In 1959, after growing frustrated with what he saw as the Canadian government's lack of interest in investing in science, Cameron emigrated to the United States, which had just seen a major expansion of funding for space-science research due to the Sputnik crisis. He held academic positions at the California Institute of Technology, the Goddard Institute for Space Studies, and at Yeshiva University. In 1973 he became a professor of astronomy at Harvard University and remained there for 26 years. From 1976 to 1982 he was chairman of the Space Science Board of the National Academy of Sciences.

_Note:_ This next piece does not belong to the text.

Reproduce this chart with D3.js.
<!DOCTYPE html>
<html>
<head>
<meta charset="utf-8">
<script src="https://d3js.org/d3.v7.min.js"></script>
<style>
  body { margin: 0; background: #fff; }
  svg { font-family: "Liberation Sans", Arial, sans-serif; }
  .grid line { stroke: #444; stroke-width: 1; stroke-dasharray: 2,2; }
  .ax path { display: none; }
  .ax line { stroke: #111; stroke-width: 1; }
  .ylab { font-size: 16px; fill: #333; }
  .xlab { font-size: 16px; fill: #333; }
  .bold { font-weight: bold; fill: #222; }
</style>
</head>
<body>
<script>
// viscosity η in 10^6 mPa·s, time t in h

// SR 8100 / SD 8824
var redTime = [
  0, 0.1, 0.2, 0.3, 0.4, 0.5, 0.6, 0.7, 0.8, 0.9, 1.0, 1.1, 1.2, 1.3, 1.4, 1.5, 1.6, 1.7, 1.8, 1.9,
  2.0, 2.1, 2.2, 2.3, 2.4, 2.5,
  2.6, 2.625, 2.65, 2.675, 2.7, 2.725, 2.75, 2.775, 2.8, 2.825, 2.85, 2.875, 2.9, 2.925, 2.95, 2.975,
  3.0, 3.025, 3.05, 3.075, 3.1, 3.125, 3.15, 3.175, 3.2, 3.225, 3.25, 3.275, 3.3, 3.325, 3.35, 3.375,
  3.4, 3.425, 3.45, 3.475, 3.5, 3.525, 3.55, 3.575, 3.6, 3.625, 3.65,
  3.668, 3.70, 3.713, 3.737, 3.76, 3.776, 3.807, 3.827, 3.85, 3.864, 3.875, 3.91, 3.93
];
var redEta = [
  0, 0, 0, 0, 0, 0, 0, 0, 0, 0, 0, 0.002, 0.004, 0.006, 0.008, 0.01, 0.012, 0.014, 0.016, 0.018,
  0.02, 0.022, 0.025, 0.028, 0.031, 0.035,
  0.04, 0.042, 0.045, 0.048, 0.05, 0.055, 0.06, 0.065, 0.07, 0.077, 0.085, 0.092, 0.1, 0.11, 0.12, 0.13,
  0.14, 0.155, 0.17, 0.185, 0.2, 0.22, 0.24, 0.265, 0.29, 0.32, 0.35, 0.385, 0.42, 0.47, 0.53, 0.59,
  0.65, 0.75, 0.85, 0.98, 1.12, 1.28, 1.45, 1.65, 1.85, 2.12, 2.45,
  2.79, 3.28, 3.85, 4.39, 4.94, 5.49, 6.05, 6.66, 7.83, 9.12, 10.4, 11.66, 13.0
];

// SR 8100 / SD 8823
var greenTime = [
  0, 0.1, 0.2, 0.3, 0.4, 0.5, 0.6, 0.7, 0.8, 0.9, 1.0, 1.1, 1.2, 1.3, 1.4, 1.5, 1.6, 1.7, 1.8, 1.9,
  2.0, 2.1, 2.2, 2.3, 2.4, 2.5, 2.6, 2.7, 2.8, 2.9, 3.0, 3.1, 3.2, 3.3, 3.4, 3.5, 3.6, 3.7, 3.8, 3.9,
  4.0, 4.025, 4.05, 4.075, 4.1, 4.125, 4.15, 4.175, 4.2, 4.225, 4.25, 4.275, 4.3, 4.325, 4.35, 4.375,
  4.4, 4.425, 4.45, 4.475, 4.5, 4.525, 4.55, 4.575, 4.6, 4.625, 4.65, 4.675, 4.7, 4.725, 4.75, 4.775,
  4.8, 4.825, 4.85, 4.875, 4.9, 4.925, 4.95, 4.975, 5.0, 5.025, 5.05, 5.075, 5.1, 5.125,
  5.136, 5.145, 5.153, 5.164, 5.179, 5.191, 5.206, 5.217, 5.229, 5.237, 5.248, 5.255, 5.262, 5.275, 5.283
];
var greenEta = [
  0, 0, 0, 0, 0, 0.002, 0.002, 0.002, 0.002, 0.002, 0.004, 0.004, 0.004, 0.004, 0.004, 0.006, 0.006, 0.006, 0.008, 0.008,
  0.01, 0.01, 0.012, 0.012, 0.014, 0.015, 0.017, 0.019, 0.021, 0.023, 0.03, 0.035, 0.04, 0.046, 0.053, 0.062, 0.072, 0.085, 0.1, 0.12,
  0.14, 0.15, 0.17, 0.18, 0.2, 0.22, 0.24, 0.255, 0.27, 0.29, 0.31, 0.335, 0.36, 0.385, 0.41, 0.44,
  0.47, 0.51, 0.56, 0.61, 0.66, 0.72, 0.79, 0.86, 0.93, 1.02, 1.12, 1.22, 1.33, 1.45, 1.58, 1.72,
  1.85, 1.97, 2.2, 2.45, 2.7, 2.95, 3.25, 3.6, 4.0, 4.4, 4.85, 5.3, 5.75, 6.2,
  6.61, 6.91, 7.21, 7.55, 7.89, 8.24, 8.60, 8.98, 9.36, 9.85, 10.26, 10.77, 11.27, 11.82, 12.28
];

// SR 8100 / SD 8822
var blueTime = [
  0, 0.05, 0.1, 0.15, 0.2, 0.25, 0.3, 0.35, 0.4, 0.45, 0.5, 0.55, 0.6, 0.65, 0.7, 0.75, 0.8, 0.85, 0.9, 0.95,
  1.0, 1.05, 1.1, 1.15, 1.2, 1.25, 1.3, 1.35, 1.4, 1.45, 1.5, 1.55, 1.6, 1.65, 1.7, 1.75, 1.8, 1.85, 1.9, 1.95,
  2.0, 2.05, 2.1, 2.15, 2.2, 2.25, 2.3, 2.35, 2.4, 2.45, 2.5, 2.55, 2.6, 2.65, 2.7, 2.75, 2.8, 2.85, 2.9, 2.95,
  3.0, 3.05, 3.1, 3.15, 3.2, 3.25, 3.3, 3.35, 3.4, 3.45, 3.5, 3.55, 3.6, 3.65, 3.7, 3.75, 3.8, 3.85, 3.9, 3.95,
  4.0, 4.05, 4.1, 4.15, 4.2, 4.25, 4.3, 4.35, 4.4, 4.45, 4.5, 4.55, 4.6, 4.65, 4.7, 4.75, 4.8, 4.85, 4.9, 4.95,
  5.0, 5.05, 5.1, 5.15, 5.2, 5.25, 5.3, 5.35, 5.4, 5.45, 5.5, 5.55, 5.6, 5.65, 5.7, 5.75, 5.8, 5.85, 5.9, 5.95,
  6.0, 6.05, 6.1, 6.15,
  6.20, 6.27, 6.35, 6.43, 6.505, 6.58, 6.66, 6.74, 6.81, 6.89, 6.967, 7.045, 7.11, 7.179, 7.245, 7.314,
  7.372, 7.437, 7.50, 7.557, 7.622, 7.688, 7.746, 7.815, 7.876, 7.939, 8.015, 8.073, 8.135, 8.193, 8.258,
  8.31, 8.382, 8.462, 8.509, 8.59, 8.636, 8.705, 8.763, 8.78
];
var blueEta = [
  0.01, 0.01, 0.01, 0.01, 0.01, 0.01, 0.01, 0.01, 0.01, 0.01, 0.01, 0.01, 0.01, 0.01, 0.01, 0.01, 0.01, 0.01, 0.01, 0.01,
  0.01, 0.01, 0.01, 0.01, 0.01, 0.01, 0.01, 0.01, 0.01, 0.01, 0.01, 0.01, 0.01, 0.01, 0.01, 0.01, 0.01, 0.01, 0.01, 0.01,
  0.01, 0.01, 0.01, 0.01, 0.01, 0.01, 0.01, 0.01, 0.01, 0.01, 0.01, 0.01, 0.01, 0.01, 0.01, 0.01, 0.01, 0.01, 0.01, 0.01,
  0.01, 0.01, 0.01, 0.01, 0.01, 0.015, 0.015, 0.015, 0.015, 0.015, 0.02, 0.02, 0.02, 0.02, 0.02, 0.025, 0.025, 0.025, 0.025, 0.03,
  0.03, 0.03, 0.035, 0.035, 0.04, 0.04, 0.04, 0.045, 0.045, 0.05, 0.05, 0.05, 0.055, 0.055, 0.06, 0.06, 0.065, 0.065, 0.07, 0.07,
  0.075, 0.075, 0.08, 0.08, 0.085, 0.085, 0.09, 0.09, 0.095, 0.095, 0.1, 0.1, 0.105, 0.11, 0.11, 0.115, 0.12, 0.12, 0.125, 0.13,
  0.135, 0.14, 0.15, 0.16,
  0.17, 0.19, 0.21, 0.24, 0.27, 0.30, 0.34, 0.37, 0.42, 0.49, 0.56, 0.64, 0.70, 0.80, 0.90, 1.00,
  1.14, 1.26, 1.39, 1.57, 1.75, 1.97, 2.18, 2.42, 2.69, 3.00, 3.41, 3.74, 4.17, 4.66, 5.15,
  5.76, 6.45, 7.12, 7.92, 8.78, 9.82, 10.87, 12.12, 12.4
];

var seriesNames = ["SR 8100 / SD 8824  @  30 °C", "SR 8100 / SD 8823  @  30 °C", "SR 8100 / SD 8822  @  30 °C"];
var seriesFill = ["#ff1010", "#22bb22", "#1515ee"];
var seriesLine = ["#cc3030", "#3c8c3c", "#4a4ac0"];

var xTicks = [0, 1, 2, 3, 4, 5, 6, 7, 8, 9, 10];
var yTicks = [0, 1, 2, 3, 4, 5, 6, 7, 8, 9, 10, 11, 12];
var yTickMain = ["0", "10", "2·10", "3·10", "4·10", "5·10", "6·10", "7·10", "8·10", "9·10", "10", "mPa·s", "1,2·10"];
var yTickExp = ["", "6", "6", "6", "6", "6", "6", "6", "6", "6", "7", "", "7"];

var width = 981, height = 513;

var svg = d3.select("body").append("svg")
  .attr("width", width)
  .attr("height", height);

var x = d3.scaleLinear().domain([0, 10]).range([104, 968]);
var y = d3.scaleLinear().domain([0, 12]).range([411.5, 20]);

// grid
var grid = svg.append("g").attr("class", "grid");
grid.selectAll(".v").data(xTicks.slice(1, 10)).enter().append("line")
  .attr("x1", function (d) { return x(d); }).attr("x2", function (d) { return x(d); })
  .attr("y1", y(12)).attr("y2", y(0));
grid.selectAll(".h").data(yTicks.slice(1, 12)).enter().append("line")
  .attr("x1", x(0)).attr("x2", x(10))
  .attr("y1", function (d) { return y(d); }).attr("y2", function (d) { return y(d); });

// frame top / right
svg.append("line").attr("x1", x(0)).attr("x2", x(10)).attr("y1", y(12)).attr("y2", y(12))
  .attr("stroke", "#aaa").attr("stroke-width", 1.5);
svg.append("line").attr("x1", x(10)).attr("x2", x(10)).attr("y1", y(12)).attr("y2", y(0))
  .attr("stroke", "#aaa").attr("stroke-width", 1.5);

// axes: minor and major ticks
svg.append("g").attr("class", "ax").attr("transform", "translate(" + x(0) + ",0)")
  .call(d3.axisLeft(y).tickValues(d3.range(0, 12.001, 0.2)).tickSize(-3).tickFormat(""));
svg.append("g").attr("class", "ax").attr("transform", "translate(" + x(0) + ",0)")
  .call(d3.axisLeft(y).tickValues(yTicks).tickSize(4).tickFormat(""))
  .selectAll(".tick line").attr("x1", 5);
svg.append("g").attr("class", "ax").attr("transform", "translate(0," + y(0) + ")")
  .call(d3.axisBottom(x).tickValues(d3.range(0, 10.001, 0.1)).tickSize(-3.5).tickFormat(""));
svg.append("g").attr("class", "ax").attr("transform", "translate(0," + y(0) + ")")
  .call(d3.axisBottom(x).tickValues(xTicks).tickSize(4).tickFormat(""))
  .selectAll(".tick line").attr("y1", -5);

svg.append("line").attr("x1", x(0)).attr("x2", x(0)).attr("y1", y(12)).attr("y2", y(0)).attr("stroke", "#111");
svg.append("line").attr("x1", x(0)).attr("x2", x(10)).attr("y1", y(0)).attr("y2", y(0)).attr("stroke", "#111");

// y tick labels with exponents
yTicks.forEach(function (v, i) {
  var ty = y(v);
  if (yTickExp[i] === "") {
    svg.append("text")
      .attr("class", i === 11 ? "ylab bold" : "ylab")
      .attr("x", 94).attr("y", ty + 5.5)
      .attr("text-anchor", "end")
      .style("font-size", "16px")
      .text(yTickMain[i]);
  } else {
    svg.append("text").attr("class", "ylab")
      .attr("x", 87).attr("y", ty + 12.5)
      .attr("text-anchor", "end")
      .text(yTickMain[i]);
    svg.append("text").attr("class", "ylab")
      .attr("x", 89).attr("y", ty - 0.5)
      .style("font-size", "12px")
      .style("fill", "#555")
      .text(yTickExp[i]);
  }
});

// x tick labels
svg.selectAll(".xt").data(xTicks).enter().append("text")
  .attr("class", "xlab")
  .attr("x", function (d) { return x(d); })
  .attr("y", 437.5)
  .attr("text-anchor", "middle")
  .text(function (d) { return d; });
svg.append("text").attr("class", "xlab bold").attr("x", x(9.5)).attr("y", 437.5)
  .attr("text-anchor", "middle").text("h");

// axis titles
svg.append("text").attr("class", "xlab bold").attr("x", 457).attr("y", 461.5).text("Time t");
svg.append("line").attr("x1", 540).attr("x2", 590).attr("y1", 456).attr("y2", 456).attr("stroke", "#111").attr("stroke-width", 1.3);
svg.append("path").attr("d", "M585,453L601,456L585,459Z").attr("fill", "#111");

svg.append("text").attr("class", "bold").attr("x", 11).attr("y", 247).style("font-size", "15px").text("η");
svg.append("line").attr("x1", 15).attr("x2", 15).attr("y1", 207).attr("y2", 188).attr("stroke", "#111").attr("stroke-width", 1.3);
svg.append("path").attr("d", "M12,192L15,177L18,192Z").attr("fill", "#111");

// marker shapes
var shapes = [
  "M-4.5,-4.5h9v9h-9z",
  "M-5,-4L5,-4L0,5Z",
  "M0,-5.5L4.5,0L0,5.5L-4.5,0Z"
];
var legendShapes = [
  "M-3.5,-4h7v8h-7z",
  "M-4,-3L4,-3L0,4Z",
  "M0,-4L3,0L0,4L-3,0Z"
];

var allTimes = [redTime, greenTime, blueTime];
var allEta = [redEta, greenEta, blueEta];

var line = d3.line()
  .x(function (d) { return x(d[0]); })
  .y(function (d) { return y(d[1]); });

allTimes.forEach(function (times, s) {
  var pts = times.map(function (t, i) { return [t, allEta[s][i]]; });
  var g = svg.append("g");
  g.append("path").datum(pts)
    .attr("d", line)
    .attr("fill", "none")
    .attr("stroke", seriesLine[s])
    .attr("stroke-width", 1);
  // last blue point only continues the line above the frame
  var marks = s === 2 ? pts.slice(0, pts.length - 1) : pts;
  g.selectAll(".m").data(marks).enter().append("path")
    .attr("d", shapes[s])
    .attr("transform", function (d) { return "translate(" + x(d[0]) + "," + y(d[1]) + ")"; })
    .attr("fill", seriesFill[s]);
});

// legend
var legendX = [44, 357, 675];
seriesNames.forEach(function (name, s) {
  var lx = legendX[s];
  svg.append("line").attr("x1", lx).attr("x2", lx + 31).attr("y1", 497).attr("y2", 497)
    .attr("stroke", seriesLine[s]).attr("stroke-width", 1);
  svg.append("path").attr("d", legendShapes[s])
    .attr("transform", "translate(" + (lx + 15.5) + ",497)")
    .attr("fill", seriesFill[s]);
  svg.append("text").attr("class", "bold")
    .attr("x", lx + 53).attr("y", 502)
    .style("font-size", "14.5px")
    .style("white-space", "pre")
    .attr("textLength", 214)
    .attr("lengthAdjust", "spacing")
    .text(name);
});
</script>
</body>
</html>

Five days before his death in 2005, the 2006 Bethe Prize for his work on nuclear astrophysics was announced. Cameron would receive this award for his 50-year-old work on stellar nucleosynthesis, which was still an area of active research.

=== Formation of the Solar System ===
After learning about the 1960 discovery of an excess of xenon-129 due to the radioactive decay of iodine-129 in the Richardton meteorite, Cameron became interested in what the abundances of radioactive isotopes can tell us about the formation of the Solar System and the interstellar medium. In 1975, he gave a seminar at Caltech, titled The Origin of the Solar System, where he outlined a unified model of the formation of the Solar System, from the Sun's formation from the collapse of cloud of gas and dust, the subsequent formation of a protoplanetary disk, to the formation of the gas giants and the terrestrial planets out of material from the disk. When an audience member asked, “What did you do on the seventh day?” he reportedly responded, “I rested.”

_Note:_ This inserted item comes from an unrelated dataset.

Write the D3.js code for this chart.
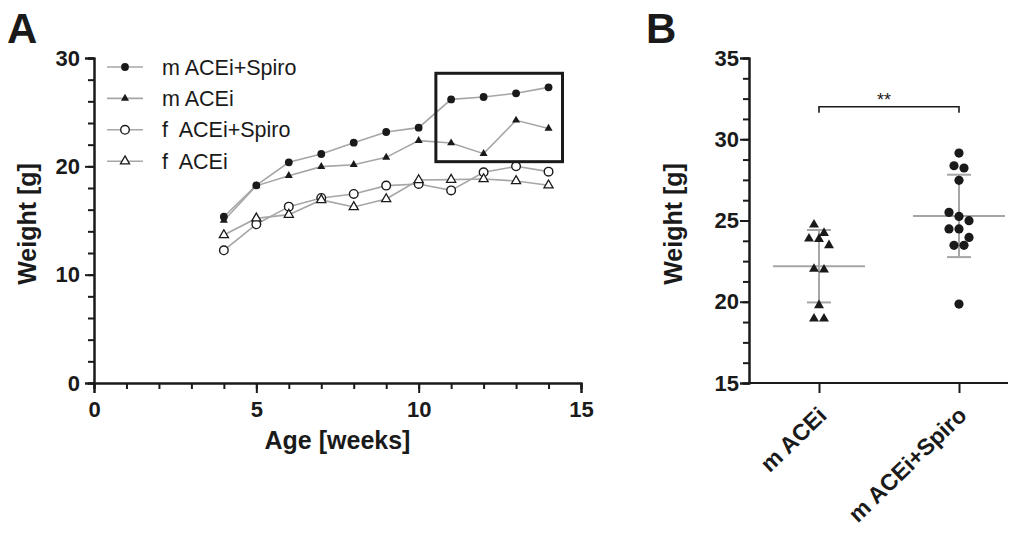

=== Formation of the Moon ===
Samples brought back from the Apollo program showed that the Moon was composed of the same material as the mantle of the Earth. This surprising result was still unexplained in the early 1970s, when Cameron began work on an explanation of the Moon's origins. He theorized that the formation of the Moon was the result of a tangential impact of an object at least the size of Mars on the early Earth. In this model, the outer silicates of the body hitting the Earth would be vaporized, whereas a metallic core would not. The more volatile materials that were emitted during the collision would escape the Solar System, whereas silicates would tend to coalesce. Hence, most of the collisional material sent into orbit would consist of silicates, leaving the coalescing Moon deficient in iron and volatile materials, such as water.

After seeing William Hartmann present a similar, independent model at a conference in 1974, Cameron began a several decade-long collaboration with Hartmann to develop the giant-impact hypothesis. Cameron was able to use increasingly sophisticated computer models to show that such a collision could produce an Earth-Moon system with the correct mass, spin, and orbital momentum. The giant-impact theory gained mainstream acceptance as the scientific explanation for the origin of the Moon beginning in the 1980s.

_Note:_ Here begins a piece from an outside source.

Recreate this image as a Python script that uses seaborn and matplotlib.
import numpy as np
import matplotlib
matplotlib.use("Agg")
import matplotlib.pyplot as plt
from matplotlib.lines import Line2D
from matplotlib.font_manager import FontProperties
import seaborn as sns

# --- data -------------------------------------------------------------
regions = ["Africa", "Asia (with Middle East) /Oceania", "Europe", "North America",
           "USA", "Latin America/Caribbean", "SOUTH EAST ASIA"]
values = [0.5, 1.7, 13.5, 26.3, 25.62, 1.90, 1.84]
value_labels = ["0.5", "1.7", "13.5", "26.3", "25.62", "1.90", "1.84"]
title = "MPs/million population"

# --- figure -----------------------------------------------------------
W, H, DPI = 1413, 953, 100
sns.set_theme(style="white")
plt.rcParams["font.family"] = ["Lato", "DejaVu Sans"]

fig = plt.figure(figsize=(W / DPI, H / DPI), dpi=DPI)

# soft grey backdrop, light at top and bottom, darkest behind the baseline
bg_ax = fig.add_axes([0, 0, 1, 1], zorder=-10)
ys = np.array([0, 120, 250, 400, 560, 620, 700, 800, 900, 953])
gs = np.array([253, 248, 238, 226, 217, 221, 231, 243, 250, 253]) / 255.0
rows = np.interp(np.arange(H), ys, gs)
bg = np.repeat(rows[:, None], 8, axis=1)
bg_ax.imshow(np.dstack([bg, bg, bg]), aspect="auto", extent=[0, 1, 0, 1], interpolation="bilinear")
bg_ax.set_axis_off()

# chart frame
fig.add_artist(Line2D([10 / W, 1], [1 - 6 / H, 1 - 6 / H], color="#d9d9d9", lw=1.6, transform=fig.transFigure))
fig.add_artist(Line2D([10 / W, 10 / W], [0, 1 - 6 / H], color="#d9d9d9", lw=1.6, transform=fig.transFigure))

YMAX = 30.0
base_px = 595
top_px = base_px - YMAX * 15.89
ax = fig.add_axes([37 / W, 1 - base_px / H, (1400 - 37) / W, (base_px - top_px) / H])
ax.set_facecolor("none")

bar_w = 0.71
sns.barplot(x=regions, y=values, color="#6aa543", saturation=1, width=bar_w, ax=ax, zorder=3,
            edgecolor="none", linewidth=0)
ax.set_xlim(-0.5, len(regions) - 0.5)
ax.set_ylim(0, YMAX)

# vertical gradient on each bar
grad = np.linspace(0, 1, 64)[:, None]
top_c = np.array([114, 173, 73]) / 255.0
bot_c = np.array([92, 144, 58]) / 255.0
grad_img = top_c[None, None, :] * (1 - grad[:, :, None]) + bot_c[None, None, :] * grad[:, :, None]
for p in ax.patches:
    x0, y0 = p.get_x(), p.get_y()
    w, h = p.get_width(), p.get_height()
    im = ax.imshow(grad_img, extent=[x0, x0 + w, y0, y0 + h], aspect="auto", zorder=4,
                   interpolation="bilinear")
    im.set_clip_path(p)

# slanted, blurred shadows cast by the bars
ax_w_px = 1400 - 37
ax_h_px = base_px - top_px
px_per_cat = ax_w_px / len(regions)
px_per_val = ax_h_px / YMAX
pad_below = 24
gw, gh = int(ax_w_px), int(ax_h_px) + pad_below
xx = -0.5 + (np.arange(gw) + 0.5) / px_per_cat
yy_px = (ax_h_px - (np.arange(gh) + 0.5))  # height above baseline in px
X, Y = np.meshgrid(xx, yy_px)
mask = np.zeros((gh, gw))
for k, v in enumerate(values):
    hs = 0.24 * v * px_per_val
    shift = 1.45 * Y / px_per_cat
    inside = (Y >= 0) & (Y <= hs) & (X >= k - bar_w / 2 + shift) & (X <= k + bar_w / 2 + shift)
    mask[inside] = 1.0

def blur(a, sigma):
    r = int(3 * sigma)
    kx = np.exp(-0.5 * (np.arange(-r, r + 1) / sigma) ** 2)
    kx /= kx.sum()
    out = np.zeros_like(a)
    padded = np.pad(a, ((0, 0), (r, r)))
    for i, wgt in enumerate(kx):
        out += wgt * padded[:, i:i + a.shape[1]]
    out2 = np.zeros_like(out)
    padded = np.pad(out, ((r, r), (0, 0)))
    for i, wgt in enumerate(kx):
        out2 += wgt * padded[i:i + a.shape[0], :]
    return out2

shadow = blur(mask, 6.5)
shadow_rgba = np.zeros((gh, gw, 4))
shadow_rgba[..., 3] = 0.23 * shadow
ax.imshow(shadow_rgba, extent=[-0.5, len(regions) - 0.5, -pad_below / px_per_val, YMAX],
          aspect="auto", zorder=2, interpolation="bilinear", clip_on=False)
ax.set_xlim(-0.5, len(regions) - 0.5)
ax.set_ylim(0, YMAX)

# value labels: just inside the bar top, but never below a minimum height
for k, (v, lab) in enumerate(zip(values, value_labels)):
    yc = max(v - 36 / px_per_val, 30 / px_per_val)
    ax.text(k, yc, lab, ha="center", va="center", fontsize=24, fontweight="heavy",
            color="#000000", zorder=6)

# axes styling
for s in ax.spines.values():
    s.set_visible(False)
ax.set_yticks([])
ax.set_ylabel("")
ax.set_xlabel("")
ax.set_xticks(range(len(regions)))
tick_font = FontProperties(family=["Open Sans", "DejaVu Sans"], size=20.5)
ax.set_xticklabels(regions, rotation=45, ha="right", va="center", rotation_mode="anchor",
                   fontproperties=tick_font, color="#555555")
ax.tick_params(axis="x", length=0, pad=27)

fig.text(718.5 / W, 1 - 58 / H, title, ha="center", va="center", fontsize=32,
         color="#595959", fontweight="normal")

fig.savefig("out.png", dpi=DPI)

After his retirement from Harvard in 1999, Cameron held a position at the Lunar and Planetary Laboratory of the University of Arizona.

== Awards and recognition ==

- 1961 Fellow of the Royal Society of Canada
- 1970 R.M. Petrie Prize Lecture Award of the Canadian Astronomical Society
- 1972 Fellow of the American Physical Society
- 1976 Member of the National Academy of Sciences
- 1983 NASA Distinguished Public Service Medal
- 1988 J. Lawrence Smith Medal of the National Academy of Sciences
- 1989 Harry H. Hess Medal of the American Geophysical Union
- 1994 Leonard Medal of the Meteoritical Society
- 1997 Henry Norris Russell Lectureship of the American Astronomical Society
- 2006 Hans Bethe Prize of the American Physical Society

== Personal life ==
Cameron married Elizabeth MacMillan in 1955. She died in 2001.

While Cameron became a naturalized United States citizen in 1963 in order to receive the security clearances necessary to work in the US space program, he frequently returned to visit his native Canada and remained active in Canadian politics throughout his life.

Cameron died on October 3, 2005, from heart failure. He was 80 years old.